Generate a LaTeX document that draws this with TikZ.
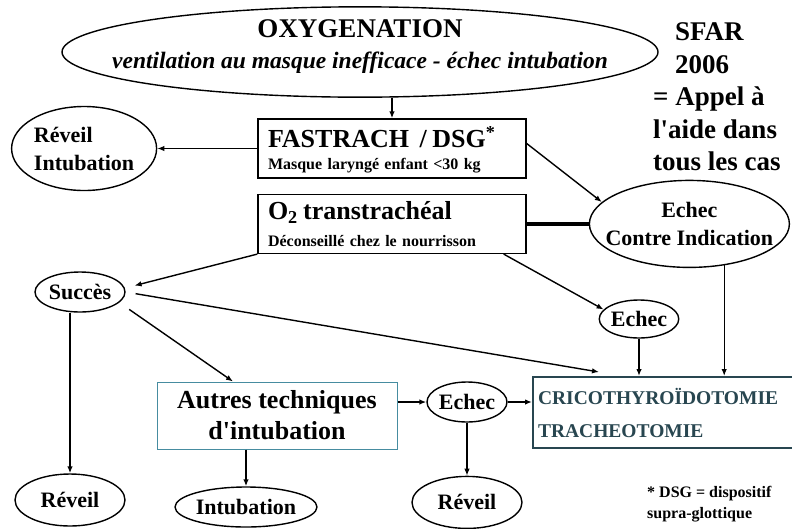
\documentclass[tikz,border=0pt]{standalone}
\usepackage{fontspec}
\setmainfont{Liberation Serif}
\usetikzlibrary{positioning,arrows.meta,shapes}
\definecolor{tealc}{RGB}{70,140,160}
\definecolor{slatec}{RGB}{40,70,80}
\tikzstyle{oval}=[ellipse, draw=black, line width=1.4pt, inner sep=0pt, align=center, font=\bfseries\fontsize{22}{28}\selectfont]
\tikzstyle{tbox}=[rectangle, draw=black, line width=1.4pt, inner xsep=10pt, inner ysep=0pt, minimum width=268pt, minimum height=59pt, text width=248pt, align=left, font=\bfseries\fontsize{16}{20}\selectfont]
\tikzstyle{pline}=[-{Latex[length=7pt,width=5.5pt]}, line width=1.4pt]
\tikzstyle{bline}=[-, line width=4pt]
\begin{document}
\begin{tikzpicture}[x=1pt,y=-1pt]
\useasboundingbox[fill=white] (0,0) rectangle (792,528);
\node (OXY) [oval, minimum width=596pt, minimum height=86pt] at (360,52) {\makebox[0pt]{\fontsize{27}{30}\selectfont OXYGENATION}\\[3pt]\makebox[0pt]{\fontsize{23.5}{30}\selectfont\itshape ventilation au masque inefficace - échec intubation}\rule[-15pt]{0pt}{16pt}};
\node (SFAR) [font=\bfseries\fontsize{27}{32.5}\selectfont, align=left, anchor=west, inner sep=0pt] at (653,97) {\hspace*{22pt}SFAR\\\hspace*{22pt}2006\\= Appel à\\l\textquotesingle aide dans\\tous les cas};
\node (FAST) [tbox] at (392,148.5) {\rule{0pt}{24pt}{\fontsize{26}{30}\selectfont FASTRACH\ \ / DSG\textsuperscript{*}}\\[2pt]Masque laryngé enfant <30 kg};
 \draw[pline] (OXY.south -| FAST.north) -- (FAST.north);
\node (RI) [oval, minimum width=145pt, minimum height=84pt, align=left, left=100pt of FAST] {Réveil\\Intubation};
 \draw[pline] (FAST.west) -- (RI.east);
\node (O2) [tbox, below=15pt of FAST] {{\fontsize{26}{30}\selectfont O\textsubscript{2} transtrachéal}\\[7pt]Déconseillé chez le nourrisson};
\node (CI) [oval, minimum width=200pt, minimum height=87pt, right=62pt of O2] {Echec\\\makebox[0pt]{Contre Indication}};
 \draw[pline] ([yshift=5pt]FAST.east) -- (CI.166);
 \draw[bline] (O2.east) -- (CI.west);
\node (SUC) [oval, minimum width=90pt, minimum height=40pt] at (80,292) {Succès};
 \draw[pline, shorten >=10pt] (O2.south west) -- (SUC.5);
\node (ECH1) [oval, minimum width=78pt, minimum height=38pt] at (639,319) {Echec};
 \draw[pline] ([xshift=-23pt]O2.south east) -- (ECH1.165);
\node (CRICO) [rectangle, draw=slatec, line width=2pt, minimum width=267pt, minimum height=71pt, inner xsep=5pt, text width=257pt, align=left, text=slatec, font=\bfseries\fontsize{19.5}{33}\selectfont] at (666.5,412.5) {CRICOTHYROÏDOTOMIE\\TRACHEOTOMIE};
 \draw[pline] (ECH1.south) -- (ECH1.south |- CRICO.north);
 \draw[pline] (CI.-50) -- (CI.-50 |- CRICO.north);
\node (AUT) [rectangle, draw=tealc, line width=1pt, minimum width=240pt, minimum height=67pt, align=center, font=\bfseries\fontsize{26}{31}\selectfont] at (277,415.5) {Autres techniques\\d\textquotesingle intubation};
\node (RV1) [oval, minimum width=110pt, minimum height=52pt] at (70,500) {Réveil};
 \draw[pline] (SUC.south -| RV1.north) -- (RV1.north);
 \draw[pline, shorten <=12pt] (SUC.-15) -- ([xshift=-44pt]AUT.north);
 \draw[pline, shorten <=10pt] (SUC.east) -- ([xshift=67pt,yshift=4pt]CRICO.north west);
\node (ECH2) [oval, minimum width=80pt, minimum height=40pt] at (467,402) {Echec};
 \draw[pline] (AUT.east |- ECH2.west) -- (ECH2.west);
 \draw[pline] (ECH2.east) -- (ECH2.east -| CRICO.west);
\node (RV3) [oval, minimum width=110pt, minimum height=52pt, below=53pt of ECH2] {Réveil};
 \draw[pline] (ECH2.south) -- (RV3.north);
\node (INT) [oval, minimum width=142pt, minimum height=40pt] at (246,507) {Intubation};
 \draw[pline] (AUT.south -| INT.north) -- (INT.north);
\node (NOTE) [font=\bfseries\fontsize{16}{21}\selectfont, align=left, anchor=north west, inner sep=0pt] at (647,486) {* DSG = dispositif\\supra-glottique};
\end{tikzpicture}
\end{document}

◆ Set exercise:
Repeat the data exactly in full, omitting its pictures.

◆ The completed task:
Generate a LaTeX document that draws this with TikZ.
\documentclass[tikz,border=0pt]{standalone}
\usepackage{fontspec}
\setmainfont{Liberation Serif}
\usetikzlibrary{positioning,arrows.meta,shapes}
\definecolor{tealc}{RGB}{70,140,160}
\definecolor{slatec}{RGB}{40,70,80}
\tikzstyle{oval}=[ellipse, draw=black, line width=1.4pt, inner sep=0pt, align=center, font=\bfseries\fontsize{22}{28}\selectfont]
\tikzstyle{tbox}=[rectangle, draw=black, line width=1.4pt, inner xsep=10pt, inner ysep=0pt, minimum width=268pt, minimum height=59pt, text width=248pt, align=left, font=\bfseries\fontsize{16}{20}\selectfont]
\tikzstyle{pline}=[-{Latex[length=7pt,width=5.5pt]}, line width=1.4pt]
\tikzstyle{bline}=[-, line width=4pt]
\begin{document}
\begin{tikzpicture}[x=1pt,y=-1pt]
\useasboundingbox[fill=white] (0,0) rectangle (792,528);
\node (OXY) [oval, minimum width=596pt, minimum height=86pt] at (360,52) {\makebox[0pt]{\fontsize{27}{30}\selectfont OXYGENATION}\\[3pt]\makebox[0pt]{\fontsize{23.5}{30}\selectfont\itshape ventilation au masque inefficace - échec intubation}\rule[-15pt]{0pt}{16pt}};
\node (SFAR) [font=\bfseries\fontsize{27}{32.5}\selectfont, align=left, anchor=west, inner sep=0pt] at (653,97) {\hspace*{22pt}SFAR\\\hspace*{22pt}2006\\= Appel à\\l\textquotesingle aide dans\\tous les cas};
\node (FAST) [tbox] at (392,148.5) {\rule{0pt}{24pt}{\fontsize{26}{30}\selectfont FASTRACH\ \ / DSG\textsuperscript{*}}\\[2pt]Masque laryngé enfant <30 kg};
 \draw[pline] (OXY.south -| FAST.north) -- (FAST.north);
\node (RI) [oval, minimum width=145pt, minimum height=84pt, align=left, left=100pt of FAST] {Réveil\\Intubation};
 \draw[pline] (FAST.west) -- (RI.east);
\node (O2) [tbox, below=15pt of FAST] {{\fontsize{26}{30}\selectfont O\textsubscript{2} transtrachéal}\\[7pt]Déconseillé chez le nourrisson};
\node (CI) [oval, minimum width=200pt, minimum height=87pt, right=62pt of O2] {Echec\\\makebox[0pt]{Contre Indication}};
 \draw[pline] ([yshift=5pt]FAST.east) -- (CI.166);
 \draw[bline] (O2.east) -- (CI.west);
\node (SUC) [oval, minimum width=90pt, minimum height=40pt] at (80,292) {Succès};
 \draw[pline, shorten >=10pt] (O2.south west) -- (SUC.5);
\node (ECH1) [oval, minimum width=78pt, minimum height=38pt] at (639,319) {Echec};
 \draw[pline] ([xshift=-23pt]O2.south east) -- (ECH1.165);
\node (CRICO) [rectangle, draw=slatec, line width=2pt, minimum width=267pt, minimum height=71pt, inner xsep=5pt, text width=257pt, align=left, text=slatec, font=\bfseries\fontsize{19.5}{33}\selectfont] at (666.5,412.5) {CRICOTHYROÏDOTOMIE\\TRACHEOTOMIE};
 \draw[pline] (ECH1.south) -- (ECH1.south |- CRICO.north);
 \draw[pline] (CI.-50) -- (CI.-50 |- CRICO.north);
\node (AUT) [rectangle, draw=tealc, line width=1pt, minimum width=240pt, minimum height=67pt, align=center, font=\bfseries\fontsize{26}{31}\selectfont] at (277,415.5) {Autres techniques\\d\textquotesingle intubation};
\node (RV1) [oval, minimum width=110pt, minimum height=52pt] at (70,500) {Réveil};
 \draw[pline] (SUC.south -| RV1.north) -- (RV1.north);
 \draw[pline, shorten <=12pt] (SUC.-15) -- ([xshift=-44pt]AUT.north);
 \draw[pline, shorten <=10pt] (SUC.east) -- ([xshift=67pt,yshift=4pt]CRICO.north west);
\node (ECH2) [oval, minimum width=80pt, minimum height=40pt] at (467,402) {Echec};
 \draw[pline] (AUT.east |- ECH2.west) -- (ECH2.west);
 \draw[pline] (ECH2.east) -- (ECH2.east -| CRICO.west);
\node (RV3) [oval, minimum width=110pt, minimum height=52pt, below=53pt of ECH2] {Réveil};
 \draw[pline] (ECH2.south) -- (RV3.north);
\node (INT) [oval, minimum width=142pt, minimum height=40pt] at (246,507) {Intubation};
 \draw[pline] (AUT.south -| INT.north) -- (INT.north);
\node (NOTE) [font=\bfseries\fontsize{16}{21}\selectfont, align=left, anchor=north west, inner sep=0pt] at (647,486) {* DSG = dispositif\\supra-glottique};
\end{tikzpicture}
\end{document}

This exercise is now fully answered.